Task to complete:
Extract only the first line of the listing and every line after it up to and including the one with "-3.42, -2.43, -1.65];". Omit the pictures.
===============
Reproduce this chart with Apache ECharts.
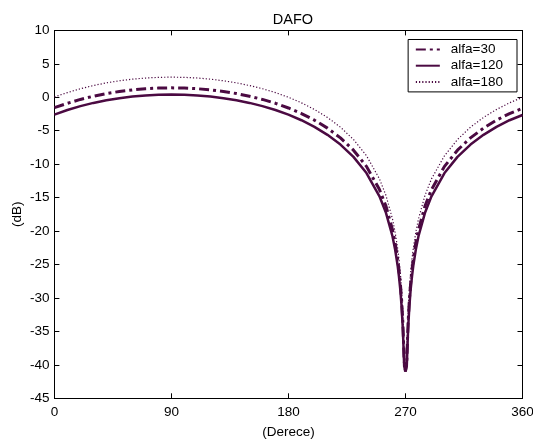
<!DOCTYPE html>
<html>
<head>
<meta charset="utf-8">
<script src="https://cdn.jsdelivr.net/npm/echarts@6/dist/echarts.min.js"></script>
<style>
  html, body { margin: 0; padding: 0; background: #fff; }
  #chart { width: 533px; height: 440px; }
</style>
</head>
<body>
<div id="chart"></div>
<script>
// Direction angle in degrees
const angles = [0, 10, 20, 30, 40, 50, 60, 70, 80, 90, 100, 110, 120, 130, 140, 150, 160, 170, 180,
  190, 200, 210, 220, 230, 240, 250, 255, 260, 262, 264, 265, 266, 267, 268, 269, 270,
  271, 272, 273, 274, 275, 276, 278, 280, 285, 290, 300, 310, 320, 330, 340, 350, 360];

// Gain in dB for each alfa
const alfa30 = [-1.55, -0.90, -0.32, 0.16, 0.56, 0.87, 1.11, 1.28, 1.38, 1.41, 1.38, 1.28, 1.11, 0.87, 0.56, 0.16, -0.32, -0.90, -1.60,
  -2.43, -3.42, -4.61, -6.07, -7.91, -10.33, -13.80, -16.27, -19.78, -21.72, -24.21, -25.80, -27.73, -30.23, -33.75, -39.4, -41.0,
  -39.4, -33.75, -30.23, -27.73, -25.80, -24.21, -21.72, -19.78, -16.27, -13.80, -10.33, -7.91, -6.07, -4.61, -3.42, -2.43, -1.65];

const alfa120 = [-2.60, -1.90, -1.32, -0.84, -0.44, -0.13, 0.11, 0.28, 0.38, 0.41, 0.38, 0.28, 0.11, -0.13, -0.44, -0.84, -1.32, -1.90, -2.60,
  -3.43, -4.42, -5.61, -7.07, -8.91, -11.33, -14.80, -17.27, -20.78, -22.72, -25.21, -26.80, -28.73, -31.23, -34.75, -40.2, -41.0,
  -40.2, -34.75, -31.23, -28.73, -26.80, -25.21, -22.72, -20.78, -17.27, -14.80, -11.33, -8.91, -7.07, -5.61, -4.42, -3.43, -2.65];

const alfa180 = [0.05, 0.70, 1.28, 1.76, 2.16, 2.47, 2.71, 2.88, 2.98, 3.01, 2.98, 2.88, 2.71, 2.47, 2.16, 1.76, 1.28, 0.70, 0.00,
  -0.83, -1.82, -3.01, -4.47, -6.31, -8.73, -12.20, -14.67, -18.18, -20.12, -22.61, -24.20, -26.13, -28.63, -32.15, -38.2, -41.0,
  -38.2, -32.15, -28.63, -26.13, -24.20, -22.61, -20.12, -18.18, -14.67, -12.20, -8.73, -6.31, -4.47, -3.01, -1.82, -0.83, 0.00];

const xTicks = [0, 90, 180, 270, 360];
const yMin = -45, yMax = 10, yStep = 5;

const ink = '#4b0a42';
const font = '"Liberation Sans", Arial, sans-serif';

const pairs = vals => angles.map((a, i) => [a, vals[i]]);

const chart = echarts.init(document.getElementById('chart'), null, { renderer: 'canvas' });

const baseX = {
  type: 'value', min: 0, max: 360, interval: 90,
  splitLine: { show: false },
  axisLine: { show: true, onZero: false, lineStyle: { color: '#000', width: 1 } },
  axisTick: { show: true, inside: true, length: 5, lineStyle: { color: '#000' } }
};
const baseY = {
  type: 'value', min: yMin, max: yMax, interval: yStep,
  splitLine: { show: false },
  axisLine: { show: true, onZero: false, lineStyle: { color: '#000', width: 1 } },
  axisTick: { show: true, inside: true, length: 5, lineStyle: { color: '#000' } }
};

chart.setOption({
  animation: false,
  backgroundColor: '#fff',
  textStyle: { fontFamily: font },
  title: {
    text: 'DAFO',
    left: 288, top: 7, textAlign: 'center',
    textStyle: { fontFamily: font, fontSize: 14.5, fontWeight: 'normal', color: '#000' }
  },
  grid: {
    left: 54.4, right: 10.5, top: 30.4, bottom: 41.7,
    containLabel: false, outerBoundsMode: 'none'
  },
  xAxis: [
    Object.assign({}, baseX, {
      position: 'bottom',
      name: '(Derece)', nameLocation: 'middle', nameGap: 27, nameMoveOverlap: false,
      nameTextStyle: { fontFamily: font, fontSize: 13.5, color: '#000' },
      axisLabel: {
        margin: 7, color: '#000', fontFamily: font, fontSize: 13.5,
        formatter: v => (xTicks.includes(v) ? String(v) : '')
      }
    }),
    Object.assign({}, baseX, { position: 'top', axisLabel: { show: false } })
  ],
  yAxis: [
    Object.assign({}, baseY, {
      position: 'left',
      name: '(dB)', nameLocation: 'middle', nameGap: 30, nameRotate: 90, nameMoveOverlap: false,
      nameTextStyle: { fontFamily: font, fontSize: 13.5, color: '#000' },
      axisLabel: { margin: 5, color: '#000', fontFamily: font, fontSize: 13.5 }
    }),
    Object.assign({}, baseY, { position: 'right', axisLabel: { show: false } })
  ],
  legend: {
    orient: 'vertical',
    right: 16, top: 39.5,
    backgroundColor: '#fff',
    borderColor: '#000', borderWidth: 1, borderRadius: 0,
    padding: [3, 14, 3, 6.7],
    itemWidth: 24, itemHeight: 14, itemGap: 2.2,
    // line-only keys: hide the marker drawn on top of each key line
    itemStyle: { opacity: 0, borderWidth: 0 },
    textStyle: { fontFamily: font, fontSize: 13.5, color: '#000', padding: [0, 0, 0, 6] },
    data: ['alfa=30', 'alfa=120', 'alfa=180']
  },
  series: [
    {
      name: 'alfa=30', type: 'line', data: pairs(alfa30),
      xAxisIndex: 0, yAxisIndex: 0,
      showSymbol: false, symbol: 'none', smooth: false,
      lineStyle: { color: ink, width: 3, type: [10, 4, 3, 4], cap: 'butt' },
      itemStyle: { color: ink }
    },
    {
      name: 'alfa=120', type: 'line', data: pairs(alfa120),
      xAxisIndex: 0, yAxisIndex: 0,
      showSymbol: false, symbol: 'none', smooth: false,
      lineStyle: { color: ink, width: 2.5, type: 'solid' },
      itemStyle: { color: ink }
    },
    {
      name: 'alfa=180', type: 'line', data: pairs(alfa180),
      xAxisIndex: 0, yAxisIndex: 0,
      showSymbol: false, symbol: 'none', smooth: false,
      lineStyle: { color: ink, width: 1.2, type: [1.2, 2] },
      itemStyle: { color: ink }
    }
  ]
});
</script>
</body>
</html>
===============
Exercise output:
Reproduce this chart with Apache ECharts.
<!DOCTYPE html>
<html>
<head>
<meta charset="utf-8">
<script src="https://cdn.jsdelivr.net/npm/echarts@6/dist/echarts.min.js"></script>
<style>
  html, body { margin: 0; padding: 0; background: #fff; }
  #chart { width: 533px; height: 440px; }
</style>
</head>
<body>
<div id="chart"></div>
<script>
// Direction angle in degrees
const angles = [0, 10, 20, 30, 40, 50, 60, 70, 80, 90, 100, 110, 120, 130, 140, 150, 160, 170, 180,
  190, 200, 210, 220, 230, 240, 250, 255, 260, 262, 264, 265, 266, 267, 268, 269, 270,
  271, 272, 273, 274, 275, 276, 278, 280, 285, 290, 300, 310, 320, 330, 340, 350, 360];

// Gain in dB for each alfa
const alfa30 = [-1.55, -0.90, -0.32, 0.16, 0.56, 0.87, 1.11, 1.28, 1.38, 1.41, 1.38, 1.28, 1.11, 0.87, 0.56, 0.16, -0.32, -0.90, -1.60,
  -2.43, -3.42, -4.61, -6.07, -7.91, -10.33, -13.80, -16.27, -19.78, -21.72, -24.21, -25.80, -27.73, -30.23, -33.75, -39.4, -41.0,
  -39.4, -33.75, -30.23, -27.73, -25.80, -24.21, -21.72, -19.78, -16.27, -13.80, -10.33, -7.91, -6.07, -4.61, -3.42, -2.43, -1.65];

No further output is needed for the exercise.